BERKELEY – This is a story about a man and his car.
Joe Zaccaro had big dreams. Coming back from the Army in 1968, he threw himself into a project to rebuild a 1954 Fiat. He poured long hours into it.
“I wanted to build a Double A Fuelie funny car,” he said. He started building a dragster frame for it. That’s when his mother asked what he was up to. He explained how he wanted to race it.
“I took her to the track one time to show her the racing. There was a critical accident. A week later, the car was on the roof,” he said.
While he was building it, his dad had been supportive, wanting to know if the family name was going to be on the side of the car. After his mother witnessed that crash, his father mounted the car on the roof to make her happy.
Photo by Chris Lundy
Since 1969, the Cosmo’s car has become an icon, in a stretch of Route 9 known for roadside oddities like the dinosaur and the giant champagne bottle.
Then, it disappeared. And the locals panicked. They thought the building had been bought and the car removed. They thought the worst. But really, it just needed some TLC.
The car had only been down twice before, for restoration and for a drive in the 1976 bicentennial parade. This third time, it needed to come down for more restoration. As one person said: it needed about as much work as any other car that’s been on a roof since 1969.
Months later, the car was lifted back up and remounted on the roof. A party sponsored by Fenix Auto Parts brought everyone out for the event. Family, friends, and car enthusiasts gathered at the shop to watch the great unveiling. Drivers were slowing down to get a look at it.
Family posed by the newly restored car. (Photo by Chris Lundy)
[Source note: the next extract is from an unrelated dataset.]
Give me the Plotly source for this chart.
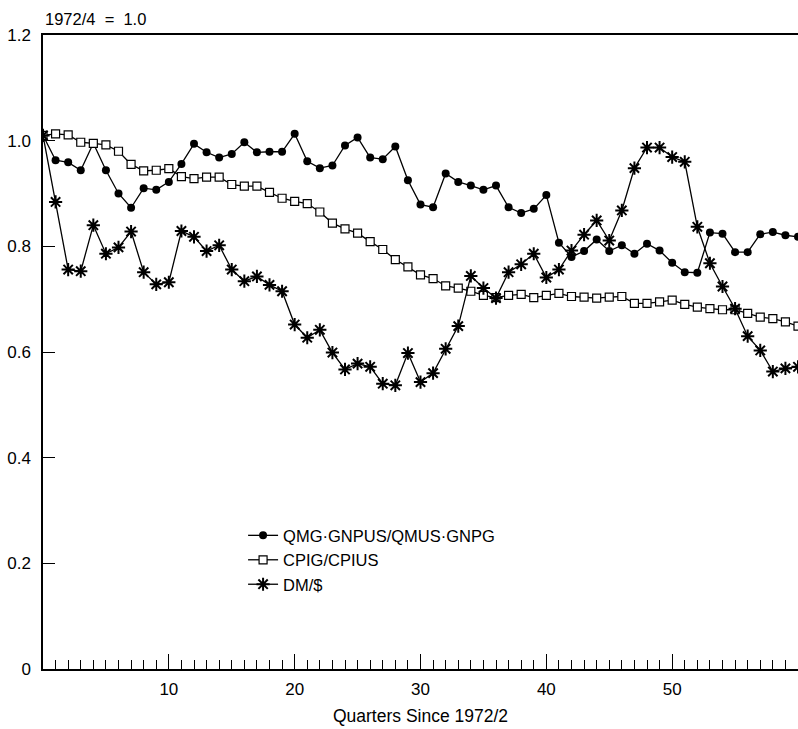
import plotly.graph_objects as go

quarters = list(range(0, 61))

qmg_ratio = [1.01, 0.963, 0.959, 0.944, 0.995, 0.944, 0.900, 0.873, 0.910, 0.907,
             0.922, 0.956, 0.994, 0.978, 0.968, 0.975, 0.997, 0.978, 0.979, 0.979,
             1.013, 0.961, 0.948, 0.953, 0.991, 1.006, 0.968, 0.965, 0.989, 0.925,
             0.879, 0.874, 0.938, 0.922, 0.915, 0.907, 0.915, 0.874, 0.863, 0.871,
             0.897, 0.807, 0.780, 0.791, 0.813, 0.791, 0.802, 0.786, 0.805, 0.792,
             0.769, 0.751, 0.750, 0.826, 0.824, 0.789, 0.789, 0.823, 0.827, 0.821,
             0.818]

cpi_ratio = [1.01, 1.013, 1.011, 0.997, 0.995, 0.992, 0.980, 0.955, 0.943, 0.944,
             0.947, 0.932, 0.928, 0.931, 0.931, 0.917, 0.914, 0.914, 0.902, 0.891,
             0.885, 0.881, 0.865, 0.844, 0.833, 0.825, 0.809, 0.794, 0.775, 0.761,
             0.746, 0.739, 0.725, 0.721, 0.715, 0.707, 0.703, 0.707, 0.709, 0.703,
             0.707, 0.711, 0.705, 0.704, 0.702, 0.704, 0.705, 0.692, 0.692, 0.695,
             0.698, 0.690, 0.685, 0.682, 0.680, 0.680, 0.673, 0.666, 0.663, 0.657,
             0.649]

dm_dollar = [1.01, 0.884, 0.756, 0.753, 0.840, 0.786, 0.798, 0.828, 0.751, 0.728,
             0.732, 0.829, 0.818, 0.791, 0.802, 0.756, 0.734, 0.743, 0.727, 0.715,
             0.652, 0.627, 0.642, 0.599, 0.567, 0.578, 0.572, 0.540, 0.537, 0.598,
             0.543, 0.560, 0.606, 0.649, 0.744, 0.721, 0.702, 0.751, 0.766, 0.786,
             0.741, 0.756, 0.792, 0.822, 0.849, 0.811, 0.868, 0.948, 0.987, 0.987,
             0.969, 0.960, 0.837, 0.768, 0.724, 0.682, 0.630, 0.603, 0.563, 0.569,
             0.572]

y_tickvals = [0, 0.2, 0.4, 0.6, 0.8, 1.0, 1.2]
y_ticktext = ["0", "0.2", "0.4", "0.6", "0.8", "1.0", "1.2"]
x_tickvals = [10, 20, 30, 40, 50]
x_ticktext = ["10", "20", "30", "40", "50"]

FONT = "Liberation Sans, Arial, Helvetica, sans-serif"

fig = go.Figure()
fig.add_trace(go.Scatter(
    x=quarters, y=qmg_ratio, mode="lines+markers", name="QMG·GNPUS/QMUS·GNPG",
    line=dict(color="black", width=1.3),
    marker=dict(symbol="circle", size=8, color="black"),
    legendgroup="a"))
fig.add_trace(go.Scatter(
    x=quarters, y=cpi_ratio, mode="lines+markers", name="CPIG/CPIUS",
    line=dict(color="black", width=1.3),
    marker=dict(symbol="square", size=8, color="white", line=dict(color="black", width=1.2)),
    legendgroup="b"))
fig.add_trace(go.Scatter(
    x=quarters, y=dm_dollar, mode="lines+markers", name="DM/$",
    line=dict(color="black", width=1.3),
    marker=dict(symbol="asterisk-open", size=11, color="black", line=dict(color="black", width=2)),
    legendgroup="c"))

fig.update_layout(
    width=798, height=729,
    margin=dict(l=43, r=0, t=35, b=60),
    paper_bgcolor="white", plot_bgcolor="white",
    font=dict(family=FONT, size=17, color="black"),
    showlegend=True,
    legend=dict(x=0.265, y=0.238, xanchor="left", yanchor="top",
                font=dict(size=16.5, family=FONT), bgcolor="rgba(0,0,0,0)",
                tracegroupgap=0, traceorder="grouped", itemwidth=30),
    xaxis=dict(range=[0, 60], showgrid=False, zeroline=False, automargin=False,
               showline=True, linecolor="black", linewidth=1.5, mirror=True,
               tickvals=x_tickvals, ticktext=x_ticktext,
               ticks="inside", ticklen=15, tickwidth=1.3, tickcolor="black",
               minor=dict(dtick=1, ticks="inside", ticklen=9, tickwidth=1.2, tickcolor="black"),
               tickfont=dict(size=17), ticklabelstandoff=4,
               title=dict(text="Quarters Since 1972/2", font=dict(size=17.5), standoff=12)),
    yaxis=dict(range=[0, 1.2], showgrid=False, zeroline=False, automargin=False,
               showline=True, linecolor="black", linewidth=1.5,
               tickvals=y_tickvals, ticktext=y_ticktext,
               ticks="inside", ticklen=12, tickwidth=1.3, tickcolor="black",
               tickfont=dict(size=17), ticklabelstandoff=7),
    annotations=[dict(text="1972/4\u00a0\u00a0=\u00a0\u00a01.0", xref="paper", yref="paper", x=0, y=1,
                      xanchor="left", yanchor="bottom", yshift=5, showarrow=False,
                      font=dict(size=16.5, family=FONT))],
)

fig.write_html("out.html", config={"displayModeBar": False},
               post_script="document.body.style.margin='0';document.body.style.overflow='hidden';")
The team who restored it include Tony Cirillo, Dave Serino, Brian Applegate, Kevin Woodruff, Tim Lombardi, Vinny McNamee, and Mark Ott.
There are a lot of stories about the car, and there is only a little truth in most of them. For example, most people assume it’s a Volkswagon Beetle. But Zaccaro knows the truth. Just as he knows that the original engine was bought by someone who put it into a row boat at Whitey’s Landing.
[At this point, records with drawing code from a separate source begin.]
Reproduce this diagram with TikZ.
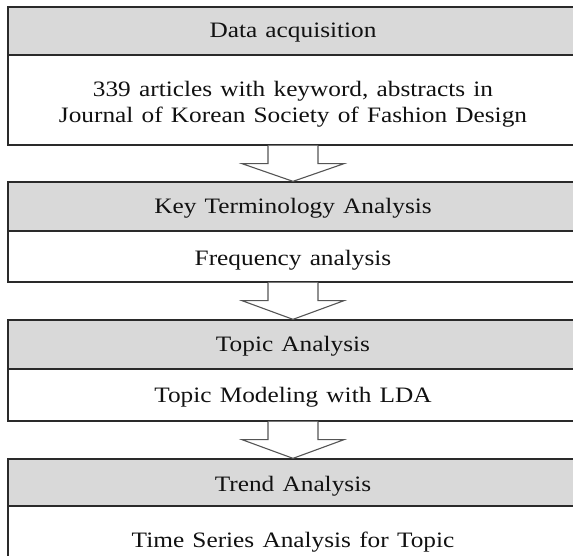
\documentclass[tikz,border=0pt]{standalone}
\usepackage{fontspec}
\setmainfont[FakeStretch=1.15, WordSpace=1.3]{Liberation Serif}
\usetikzlibrary{calc}
\definecolor{hdrgray}{HTML}{D9D9D9}
\definecolor{edgedark}{HTML}{2A2A2A}
\definecolor{arrowgray}{HTML}{555555}
\definecolor{txt}{HTML}{111111}
\tikzset{
  hdr/.style={draw=edgedark, line width=1.3bp, fill=hdrgray, minimum width=570bp, inner sep=0pt, anchor=center},
  bodybox/.style={draw=edgedark, line width=1.3bp, fill=white, minimum width=570bp, inner sep=0pt, anchor=center},
  lbl/.style={anchor=base, inner sep=0pt, text=txt, font=\fontsize{22bp}{26bp}\selectfont},
  blockarrow/.style={draw=arrowgray, line width=1.1bp, fill=white, line join=miter}
}
\begin{document}
\begin{tikzpicture}[x=1bp, y=-1bp]
\useasboundingbox (0,0) rectangle (573,556);
% box 1
\node[hdr, minimum height=48bp] (h1) at (293,31) {};
\node[bodybox, minimum height=90bp] (b1) at (293,100) {};
% box 2
\node[hdr, minimum height=49bp] (h2) at (293,206.5) {};
\node[bodybox, minimum height=51bp] (b2) at (293,256.5) {};
% box 3
\node[hdr, minimum height=49bp] (h3) at (293,344.5) {};
\node[bodybox, minimum height=52bp] (b3) at (293,395) {};
% box 4
\node[hdr, minimum height=47bp] (h4) at (293,482.5) {};
\node[bodybox, minimum height=60bp] (b4) at (293,536) {};
% texts
\node[lbl] (t1) at (293,38) {Data acquisition};
\node[lbl] (t1a) at (293,97) {339 articles with keyword, abstracts in};
\node[lbl] (t1b) at (293,123) {Journal of Korean Society of Fashion Design};
\node[lbl] (t2) at (293,214) {Key Terminology Analysis};
\node[lbl] (t2b) at (293,265) {Frequency analysis};
\node[lbl] (t3) at (293,351.5) {Topic Analysis};
\node[lbl] (t3b) at (293,402) {Topic Modeling with LDA};
\node[lbl] (t4) at (293,491) {Trend Analysis};
\node[lbl] (t4b) at (293,547) {Time Series Analysis for Topic};
% block arrows
\foreach \a/\b in {b1/h2, b2/h3, b3/h4}{
  \draw[blockarrow] ($(\a.south)+(-25,0)$) -- ($(\a.south)+(-25,18)$) -- ($(\a.south)+(-51,18)$)
     -- (\b.north) -- ($(\a.south)+(51,18)$) -- ($(\a.south)+(25,18)$) -- ($(\a.south)+(25,0)$);
}
\end{tikzpicture}
\end{document}
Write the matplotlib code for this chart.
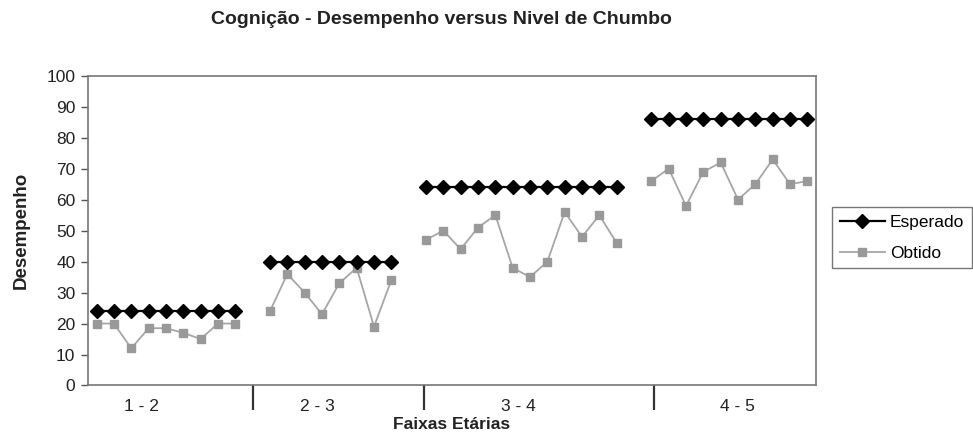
import numpy as np
import matplotlib
matplotlib.use("Agg")
import matplotlib.pyplot as plt

plt.rcParams['font.family'] = ['Liberation Sans', 'DejaVu Sans']

# Faixas etárias e valores por grupo
faixas = ["1 - 2", "2 - 3", "3 - 4", "4 - 5"]
esperado = [24, 40, 64, 86]
obtido_12 = [20, 20, 12, 18.5, 18.5, 17, 15, 20, 20]
obtido_23 = [24, 36, 30, 23, 33, 38, 19, 34]
obtido_34 = [47, 50, 44, 51, 55, 38, 35, 40, 56, 48, 55, 46]
obtido_45 = [66, 70, 58, 69, 72, 60, 65, 73, 65, 66]
yticks = list(range(0, 101, 10))

grupos = [obtido_12, obtido_23, obtido_34, obtido_45]

# monta as series com uma posicao vazia entre os grupos
esp_vals, obt_vals = [], []
for i, g in enumerate(grupos):
    if i > 0:
        esp_vals.append(np.nan)
        obt_vals.append(np.nan)
    esp_vals += [esperado[i]] * len(g)
    obt_vals += g
esp_vals = np.array(esp_vals, dtype=float)
obt_vals = np.array(obt_vals, dtype=float)
x = np.arange(len(esp_vals))

# posicoes das divisoes e dos rotulos do eixo x
divisoes = [9, 18.9, 32.15]
pos_rotulos = [2.56, 12.71, 24.31, 36.95]

fig = plt.figure(figsize=(9.73, 4.43), dpi=100)
ax = fig.add_axes([0.0904, 0.1298, 0.7483, 0.6992])

ax.plot(x, esp_vals, color='black', lw=1.6, marker='D', ms=7.3,
        mfc='black', mec='black', label='Esperado', zorder=3)
ax.plot(x, obt_vals, color='#a6a6a6', lw=1.3, marker='s', ms=6,
        mfc='#999999', mec='#999999', label='Obtido', zorder=2)

ax.set_xlim(-0.5, len(x) - 0.5)
ax.set_ylim(0, 100)
ax.set_yticks(yticks)
ax.tick_params(axis='y', direction='out', length=5, width=1, color='#555555',
               labelsize=12.5, labelcolor='#222222', pad=4)

ax.set_xticks(divisoes)
ax.set_xticklabels([])
ax.tick_params(axis='x', which='major', direction='out', length=18, width=1.6,
               color='#333333')
ax.set_xticks(pos_rotulos, minor=True)
ax.set_xticklabels(faixas, minor=True)
ax.tick_params(axis='x', which='minor', length=0, labelsize=12.5,
               labelcolor='#222222', pad=10)

for s in ax.spines.values():
    s.set_color('#777777')
    s.set_linewidth(1.2)

ax.set_ylabel('Desempenho', fontsize=13.5, fontweight='bold', color='#222222', labelpad=12)
ax.set_xlabel('Faixas Etárias', fontsize=12.5, fontweight='bold', color='#222222', labelpad=1)

fig.text(0.454, 0.955, 'Cognição - Desempenho versus Nivel de Chumbo',
         ha='center', va='center', fontsize=14, fontweight='bold', color='#222222')

leg = fig.legend(loc='upper left', bbox_to_anchor=(0.855, 0.533), fontsize=12.5,
                 frameon=True, fancybox=False, handlelength=2.6, handletextpad=0.3,
                 borderpad=0.45, labelspacing=0.9, borderaxespad=0)
leg.get_frame().set_edgecolor('#555555')
leg.get_frame().set_linewidth(1.0)

fig.savefig('out.png', dpi=100)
He was surprised to hear that it was featured in the book “Sloppy Firsts” by Megan McCafferty, a Central Regional High School graduate who became a bestselling author. There’s a chapter in the young adult novel where one character gives a tour of the fictional town of Pineville which was clearly a stand-in for Bayville. The tour includes the car, the dino, the bottle, and even der Wunder Wiener.
Joseph Zaccaro owned the car that was installed on the roof. (Photo by Chris Lundy)
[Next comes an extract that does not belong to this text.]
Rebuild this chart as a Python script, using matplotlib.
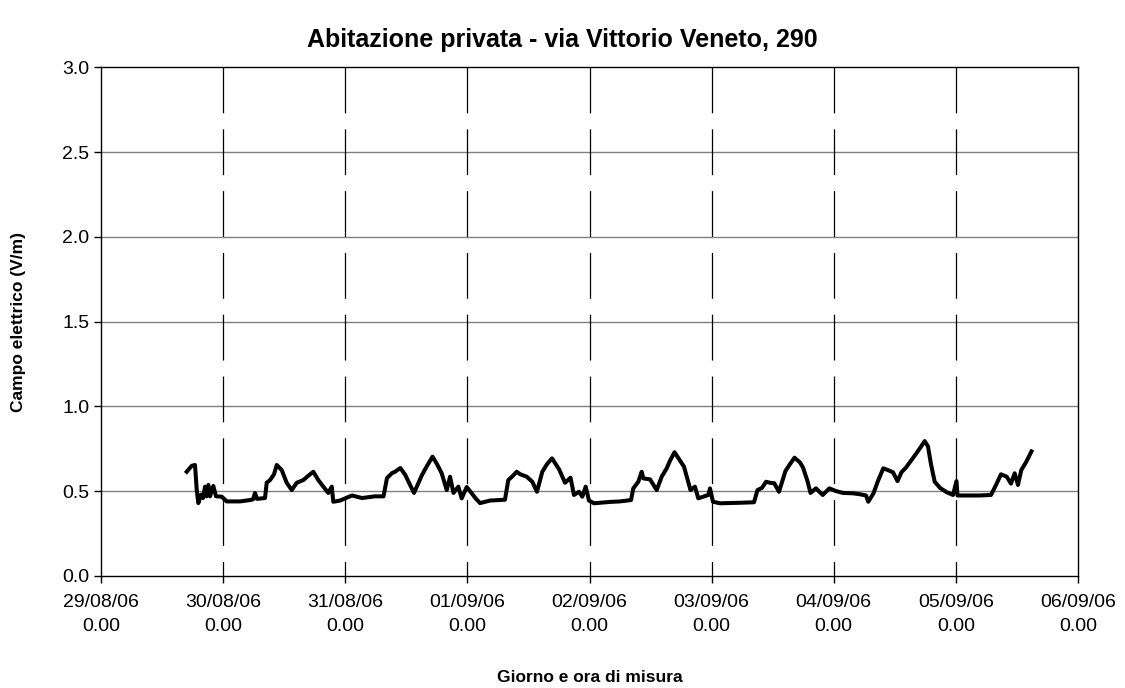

As soon as the car came down, Zaccaro said he got tons of phone calls. People were worried about it. They said of the landmark “That’s the only way I know my way home.” Something that started with a young man dreaming to be a racer has become a part of the local landscape, known to hundreds of thousands of drivers.
Photo by Chris Lundy
Because this is a story about a town and its car.